The use of blockchain can push the growth of Nigeria in different sectors. This article looks at four potential blockchain applications in Nigeria. Namely: in administering elections, provisioning of better healthcare services, financial services,  and identity management.

In Administering Elections

Blockchain can be utilized in elections by creating a decentralized ledger of voters which contains all necessary information needed. This eliminates fraudulent cases of people registering more than once.

If this were adopted, we could see cases of where, the use of a distributed ledger (blockchain) for voting was tested in Sierra Leone during their last presidential elections which held in February. Although the tech was not used throughout the whole country, it was deployed to its populous cities.
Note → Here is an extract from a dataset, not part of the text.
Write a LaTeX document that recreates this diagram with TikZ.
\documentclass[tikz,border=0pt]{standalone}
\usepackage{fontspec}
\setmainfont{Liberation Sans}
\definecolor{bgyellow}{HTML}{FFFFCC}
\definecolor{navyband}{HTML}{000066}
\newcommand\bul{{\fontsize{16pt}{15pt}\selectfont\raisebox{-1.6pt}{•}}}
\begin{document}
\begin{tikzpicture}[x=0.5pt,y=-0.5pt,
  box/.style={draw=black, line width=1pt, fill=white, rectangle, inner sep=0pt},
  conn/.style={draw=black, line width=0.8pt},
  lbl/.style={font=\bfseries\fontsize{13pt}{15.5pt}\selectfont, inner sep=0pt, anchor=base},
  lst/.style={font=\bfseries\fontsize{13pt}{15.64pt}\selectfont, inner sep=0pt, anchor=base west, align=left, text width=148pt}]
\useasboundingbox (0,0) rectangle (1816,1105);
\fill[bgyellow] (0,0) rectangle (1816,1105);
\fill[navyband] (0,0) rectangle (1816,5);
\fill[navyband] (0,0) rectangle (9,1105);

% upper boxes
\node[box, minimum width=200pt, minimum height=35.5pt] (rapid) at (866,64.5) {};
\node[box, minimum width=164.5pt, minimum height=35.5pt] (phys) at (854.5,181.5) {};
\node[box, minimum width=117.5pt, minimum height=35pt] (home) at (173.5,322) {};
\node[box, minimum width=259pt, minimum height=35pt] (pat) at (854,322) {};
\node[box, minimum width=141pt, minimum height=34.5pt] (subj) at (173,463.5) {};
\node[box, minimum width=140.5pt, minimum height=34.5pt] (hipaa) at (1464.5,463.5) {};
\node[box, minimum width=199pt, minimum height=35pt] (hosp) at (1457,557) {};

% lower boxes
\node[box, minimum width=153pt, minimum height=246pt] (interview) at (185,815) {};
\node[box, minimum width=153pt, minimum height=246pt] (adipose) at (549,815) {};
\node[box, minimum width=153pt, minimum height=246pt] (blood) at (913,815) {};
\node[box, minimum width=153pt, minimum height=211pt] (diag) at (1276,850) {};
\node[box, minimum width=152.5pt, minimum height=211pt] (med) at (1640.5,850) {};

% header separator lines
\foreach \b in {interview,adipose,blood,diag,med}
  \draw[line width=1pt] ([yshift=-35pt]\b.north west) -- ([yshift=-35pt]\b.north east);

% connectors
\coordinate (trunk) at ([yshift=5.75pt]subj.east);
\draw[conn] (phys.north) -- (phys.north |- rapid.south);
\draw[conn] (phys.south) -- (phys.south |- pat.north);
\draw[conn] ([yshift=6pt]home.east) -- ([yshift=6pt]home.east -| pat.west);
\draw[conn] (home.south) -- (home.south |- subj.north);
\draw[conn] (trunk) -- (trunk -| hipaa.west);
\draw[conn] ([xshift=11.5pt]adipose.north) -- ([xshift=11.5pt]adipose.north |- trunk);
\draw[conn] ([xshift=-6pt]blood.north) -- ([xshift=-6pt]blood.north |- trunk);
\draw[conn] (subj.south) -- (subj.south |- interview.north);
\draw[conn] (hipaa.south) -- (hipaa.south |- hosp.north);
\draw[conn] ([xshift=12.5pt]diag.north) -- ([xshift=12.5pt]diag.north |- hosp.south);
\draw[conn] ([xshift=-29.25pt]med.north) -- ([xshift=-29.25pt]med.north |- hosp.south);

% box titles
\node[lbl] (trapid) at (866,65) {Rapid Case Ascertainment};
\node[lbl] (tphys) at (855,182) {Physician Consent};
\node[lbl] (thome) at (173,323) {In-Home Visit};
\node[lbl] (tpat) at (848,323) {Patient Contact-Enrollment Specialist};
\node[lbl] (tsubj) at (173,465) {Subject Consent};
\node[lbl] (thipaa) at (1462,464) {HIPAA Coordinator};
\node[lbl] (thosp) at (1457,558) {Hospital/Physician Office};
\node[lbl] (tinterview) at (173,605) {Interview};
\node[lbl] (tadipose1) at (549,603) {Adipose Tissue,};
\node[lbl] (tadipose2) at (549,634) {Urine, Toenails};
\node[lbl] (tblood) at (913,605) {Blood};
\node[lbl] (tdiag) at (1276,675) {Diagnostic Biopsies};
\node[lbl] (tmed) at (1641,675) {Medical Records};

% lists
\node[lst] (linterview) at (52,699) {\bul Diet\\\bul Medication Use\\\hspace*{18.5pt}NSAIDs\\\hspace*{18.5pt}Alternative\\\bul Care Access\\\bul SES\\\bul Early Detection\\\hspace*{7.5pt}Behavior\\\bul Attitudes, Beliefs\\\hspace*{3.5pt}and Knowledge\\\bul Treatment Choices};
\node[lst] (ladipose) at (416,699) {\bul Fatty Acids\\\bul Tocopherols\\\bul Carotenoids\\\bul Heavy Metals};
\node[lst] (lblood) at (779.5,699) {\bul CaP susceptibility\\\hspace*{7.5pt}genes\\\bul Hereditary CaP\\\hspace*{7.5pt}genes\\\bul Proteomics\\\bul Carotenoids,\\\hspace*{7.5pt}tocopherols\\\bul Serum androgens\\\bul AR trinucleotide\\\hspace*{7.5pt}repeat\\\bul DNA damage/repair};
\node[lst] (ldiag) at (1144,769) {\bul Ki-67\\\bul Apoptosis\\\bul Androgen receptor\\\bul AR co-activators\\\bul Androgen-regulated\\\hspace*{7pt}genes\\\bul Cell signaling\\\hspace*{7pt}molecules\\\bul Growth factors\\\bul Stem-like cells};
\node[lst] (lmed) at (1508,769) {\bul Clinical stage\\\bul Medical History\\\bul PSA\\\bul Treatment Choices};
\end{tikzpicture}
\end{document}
The voting process was overseen by Agora, a Swiss-based blockchain start-up. Once the voting had taken place, up to 400,000 ballots were then entered into Agora’s blockchain. Agora CEO, Leonardo Gammar was delighted by how well the process worked and was excited about future possibilities.
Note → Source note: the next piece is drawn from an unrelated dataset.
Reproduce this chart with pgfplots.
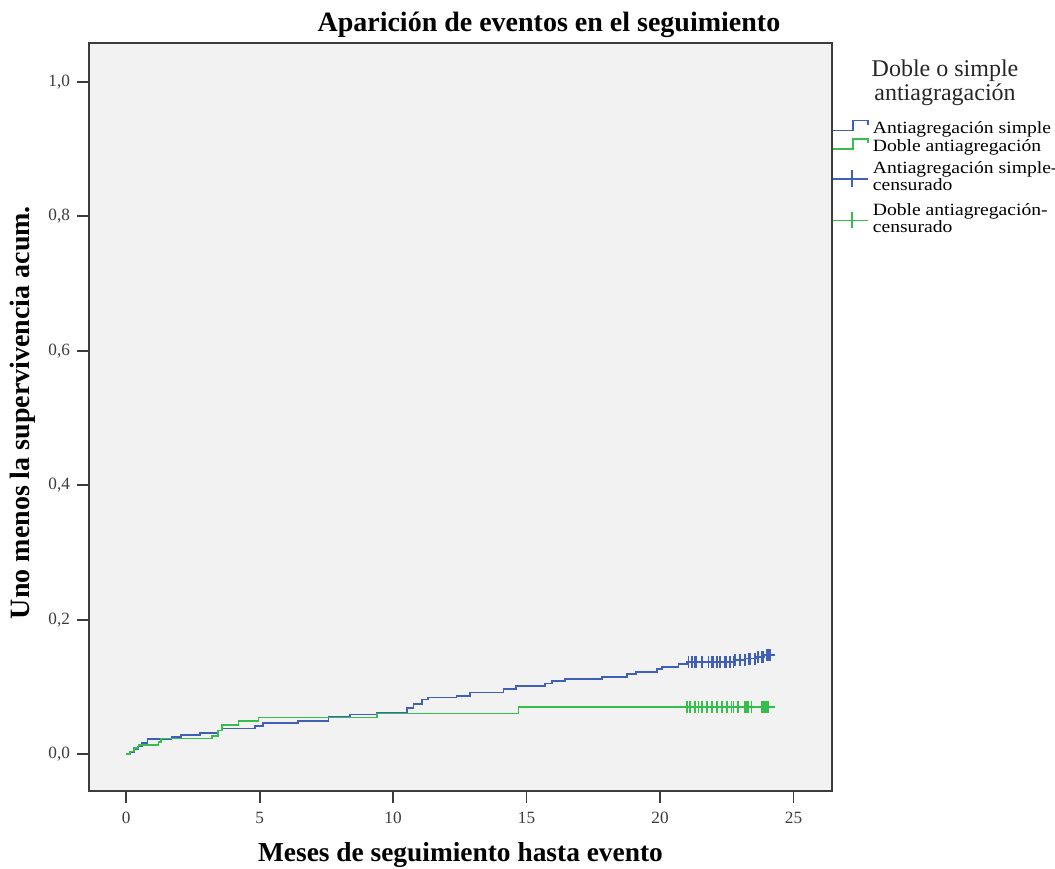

"I strongly believe that this election is the beginning of a much larger blockchain voting movement.", he said.

In healthcare systems

Information exchange is scattered among various databases and is not readily available for use in Nigeria. With blockchain, this information can be amalgamated; giving medical professionals access to patients’ files from previous hospitals or wherever they sought healthcare before.

Other than these, blockchain can transform revenue cycle management, drug supply management, clinical trials and prevent fraud.

In financial systems

The block time is the average amount of time it takes for the network to create one extra block in the blockchain. Some blockchains create a new block as often as every five seconds. By the time of block completion, the incorporated data becomes verifiable. In cryptocurrency, this is practically when the transaction takes place, so a shorter block time means faster transactions in Nigerian banks.
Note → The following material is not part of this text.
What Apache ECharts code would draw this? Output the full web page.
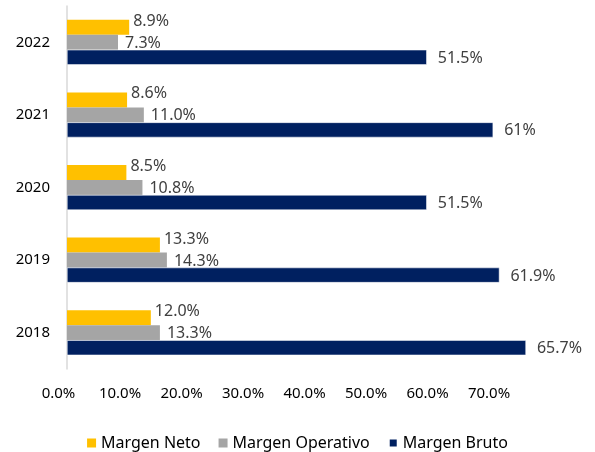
<!DOCTYPE html>
<html lang="es">
<head>
  <meta charset="UTF-8">
  <title>Márgenes</title>
  <script src="https://cdn.jsdelivr.net/npm/echarts@6/dist/echarts.min.js"></script>
  <style>
    html, body { margin: 0; padding: 0; background: #fff; }
    #chart { width: 595px; height: 452px; }
  </style>
</head>
<body>
<div id="chart"></div>
<script>
  // datos
  var years = ['2018', '2019', '2020', '2021', '2022'];
  var margenNeto = [12.0, 13.3, 8.5, 8.6, 8.9];
  var margenOperativo = [13.3, 14.3, 10.8, 11.0, 7.3];
  var margenBruto = [65.7, 61.9, 51.5, 61.0, 51.5];
  var brutoLabels = ['65.7%', '61.9%', '51.5%', '61%', '51.5%'];
  var xTicks = [0, 10, 20, 30, 40, 50, 60, 70];

  var labelFont = { color: '#404040', fontSize: 16, fontFamily: 'Noto Sans' };

  var myChart = echarts.init(document.getElementById('chart'));
  var option = {
    animation: false,
    grid: [
      { left: 67, width: 489, top: 6, height: 363 },
      // solo para las etiquetas del eje x
      { left: 58.5, width: 430.5, top: 6, height: 363 }
    ],
    xAxis: [
      {
        type: 'value', gridIndex: 0, min: xTicks[0], max: xTicks[xTicks.length - 1], interval: 10,
        axisLine: { show: false }, axisTick: { show: false },
        splitLine: { show: false }, axisLabel: { show: false }
      },
      {
        type: 'value', gridIndex: 1, min: xTicks[0], max: xTicks[xTicks.length - 1], interval: 10,
        axisLine: { show: false }, axisTick: { show: false }, splitLine: { show: false },
        axisLabel: {
          margin: 17, color: '#000', fontSize: 15, fontFamily: 'Noto Sans',
          formatter: function (v) { return v.toFixed(1) + '%'; }
        }
      }
    ],
    yAxis: [
      {
        type: 'category', gridIndex: 0, data: years,
        axisLine: { show: true, lineStyle: { color: '#d9d9d9', width: 1.5 } },
        axisTick: { show: false },
        axisLabel: { margin: 17, color: '#000', fontSize: 15, fontFamily: 'Noto Sans' }
      },
      { type: 'category', gridIndex: 1, data: years, show: false }
    ],
    legend: {
      top: 430,
      left: 'center',
      icon: 'rect',
      itemWidth: 9,
      itemHeight: 9,
      itemGap: 18,
      textStyle: { color: '#000', fontSize: 16, fontFamily: 'Noto Sans' },
      data: ['Margen Neto', 'Margen Operativo', 'Margen Bruto']
    },
    series: [
      {
        name: 'Margen Neto', type: 'bar', data: margenNeto,
        barGap: '0%', barCategoryGap: '38%',
        itemStyle: { color: '#FFC000' },
        label: Object.assign({
          show: true, position: 'right', distance: 4, offset: [0, -6],
          formatter: function (p) { return p.value.toFixed(1) + '%'; }
        }, labelFont)
      },
      {
        name: 'Margen Operativo', type: 'bar', data: margenOperativo,
        barGap: '0%', barCategoryGap: '38%',
        itemStyle: { color: '#A5A5A5' },
        label: Object.assign({
          show: true, position: 'right', distance: 7, offset: [0, 1],
          formatter: function (p) { return p.value.toFixed(1) + '%'; }
        }, labelFont)
      },
      {
        name: 'Margen Bruto', type: 'bar', data: margenBruto,
        barGap: '0%', barCategoryGap: '38%',
        itemStyle: { color: '#002060', borderColor: '#fff', borderWidth: 0.5 },
        label: Object.assign({
          show: true, position: 'right', distance: 11, offset: [0, 1],
          formatter: function (p) { return brutoLabels[p.dataIndex]; }
        }, labelFont)
      }
    ]
  };
  myChart.setOption(option);
</script>
</body>
</html>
The blockchain concept was pioneered within the context of crypto-currency Bitcoin, but engineers have imagined many other ways for distributed ledger technology to streamline the world. Stock exchanges and big banks, for example, are looking at blockchain-type systems as trading settlement platforms.‌‌- Fmr. White house Director of Communications, Anthony Scaramucci

In banking systems, faster transactions mean a lot, a delay in money transfer for a stock broker could mean loss in revenue because of the rapid change in price of stock which could have occurred while payment was being made. Transferring money around the world takes days or even weeks and with the inclusion of blockchain, this could is reduced drastically.

Financial intermediaries handle a lot of money distributing from one point to another and because of this they are most times the victims of fraud. The inclusion of blockchain will see higher security measures in place to prevent such from happening.

Banks will also be able to handle larger sums of money and increased volumes of transactions.

In identity management

Nigeria still faces the problem of not having a centralized database for its citizens. Without a database of its citizens, it creates problems tracking population growth, crime and monitoring development. Currently, Nigeria has four acceptable forms of identification:

  • International passport
  • Drivers license
  • Permanent voters card (PVC)
  • National identity card

All of these have separate databases and exist independently meaning you could create four separate identities. The inclusion of blockchain synchronizes all these platforms into one, consequently making it easier to undergo registrations because biometric data can be easily culled from a central database when necessary.

The blockchain is still a relatively new technology and everyone wants to get in on the action.

It is easy to get sucked into the hype of one of the fastest-growing new technologies. But it is important to understand that blockchain has its limits. It may not be a suitable replacement for all systems, only for those in which decentralization has an added benefit.